A woman covers her mouth. A stunned man emerges from underwater. Others shriek from the stinging cold, an adrenaline rush, fears overcome—or a mix of all these.
These were expressions I was seeking when I took my Nikon camera once again to the Polar Bear Splash in Long Beach, Long Island, on Super Bowl Sunday.
With the Polar Vortex at bay and temps climbing into the 40s, some polar bears wore refreshed faces sprinting from the chilled Atlantic as though it were mid-July.
But it was early February and an estimated 3,000 polar bears dashed, dove or dipped a toe into the ocean during this 19th annual fundraiser for Make-A-Wish Foundation, the charitable organization that assists children with life-threatening illnesses to fulfill their wishes.

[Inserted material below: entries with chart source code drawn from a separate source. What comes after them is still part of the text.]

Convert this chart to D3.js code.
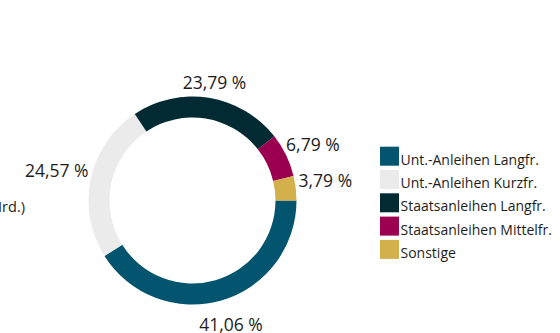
<!DOCTYPE html>
<html>
<head>
<meta charset="utf-8">
<script src="https://cdn.jsdelivr.net/npm/d3@7"></script>
<style>
  html, body { margin: 0; padding: 0; background: #ffffff; }
  svg { display: block; }
  text { font-family: "Open Sans", "Noto Sans", sans-serif; fill: #1d1d1b; }
</style>
</head>
<body>
<svg id="chart" width="560" height="333"></svg>
<script>
// Portfolio split by asset class (percent of total)
const categories = [
  "Unt.-Anleihen Langfr.",
  "Unt.-Anleihen Kurzfr.",
  "Staatsanleihen Langfr.",
  "Staatsanleihen Mittelfr.",
  "Sonstige"
];
const shares = [41.06, 24.57, 23.79, 6.79, 3.79];
const colors = ["#02546f", "#ebebeb", "#022a33", "#9a004f", "#d3b04b"];
const unitNote = "(in Mrd.)";

const svg = d3.select("#chart");

// donut geometry
const cx = 192.5, cy = 200.5;
const outerR = 104, innerR = 83;

const fmt = v => d3.format(".2f")(v).replace(".", ",") + " %";

const pie = d3.pie()
  .sort(null)
  .value(d => d)
  .startAngle(Math.PI / 2)
  .endAngle(Math.PI / 2 + 2 * Math.PI);

const arc = d3.arc().innerRadius(innerR).outerRadius(outerR);

const arcs = pie(shares);

const g = svg.append("g").attr("transform", `translate(${cx},${cy})`);

g.selectAll("path.slice")
  .data(arcs)
  .join("path")
  .attr("class", "slice")
  .attr("d", arc)
  .attr("fill", (d, i) => colors[i]);

// value labels placed outside the ring along each slice's mid-angle
const labelFont = 17.5;
const rx = 107, ry = 113;
const labels = svg.append("g");
arcs.forEach((d, i) => {
  const a = (d.startAngle + d.endAngle) / 2;
  const ux = Math.sin(a), uy = -Math.cos(a);
  const px = cx + rx * ux, py = cy + ry * uy;
  const t = labels.append("text")
    .attr("font-size", labelFont)
    .attr("text-anchor", "start")
    .text(fmt(shares[i]));
  const w = t.node().getComputedTextLength();
  t.attr("x", px - w * (1 - ux) / 2)
   .attr("y", uy > 0 ? py + 1.28 * labelFont : py);
});

// unit note on the left (partly outside the drawing area)
svg.append("text")
  .attr("x", 25)
  .attr("y", 211.5)
  .attr("text-anchor", "end")
  .attr("font-size", 14.5)
  .text(unitNote);

// legend
const legend = svg.append("g").attr("transform", "translate(380,146.7)");
const rowStep = 23.3, sw = 19;
const rows = legend.selectAll("g.row")
  .data(categories)
  .join("g")
  .attr("class", "row")
  .attr("transform", (d, i) => `translate(0,${i * rowStep})`);
rows.append("rect")
  .attr("width", sw)
  .attr("height", sw)
  .attr("fill", (d, i) => colors[i]);
rows.append("text")
  .attr("x", sw + 1.5)
  .attr("y", sw - 1)
  .attr("font-size", 14)
  .text(d => d);
</script>
</body>
</html>
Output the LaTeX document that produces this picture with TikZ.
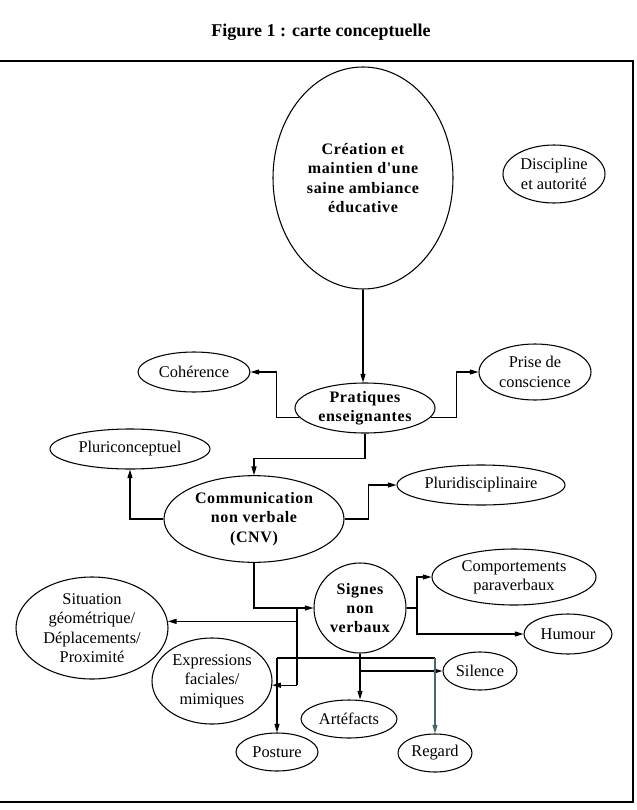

Through the years I’ve attended the event either as a reporter or a spectator who sometimes lugs his camera along to capture the pre-game revelry. Typically, I snap wide profile shots of polar bears quickly entering and exiting the water, like the images that bookend this blog. This year, though, I arrived with a narrower purpose and focus: zoom in on the faces of the most expressive individual bears.
The Long Beach Polar Bears, whose two co-founders first jumped in the ocean on Super Bowl Sunday in 1998, have raised nearly $500,000 for the Metro New York and Western New York arm of Make-A-Wish and $6.8 million overall.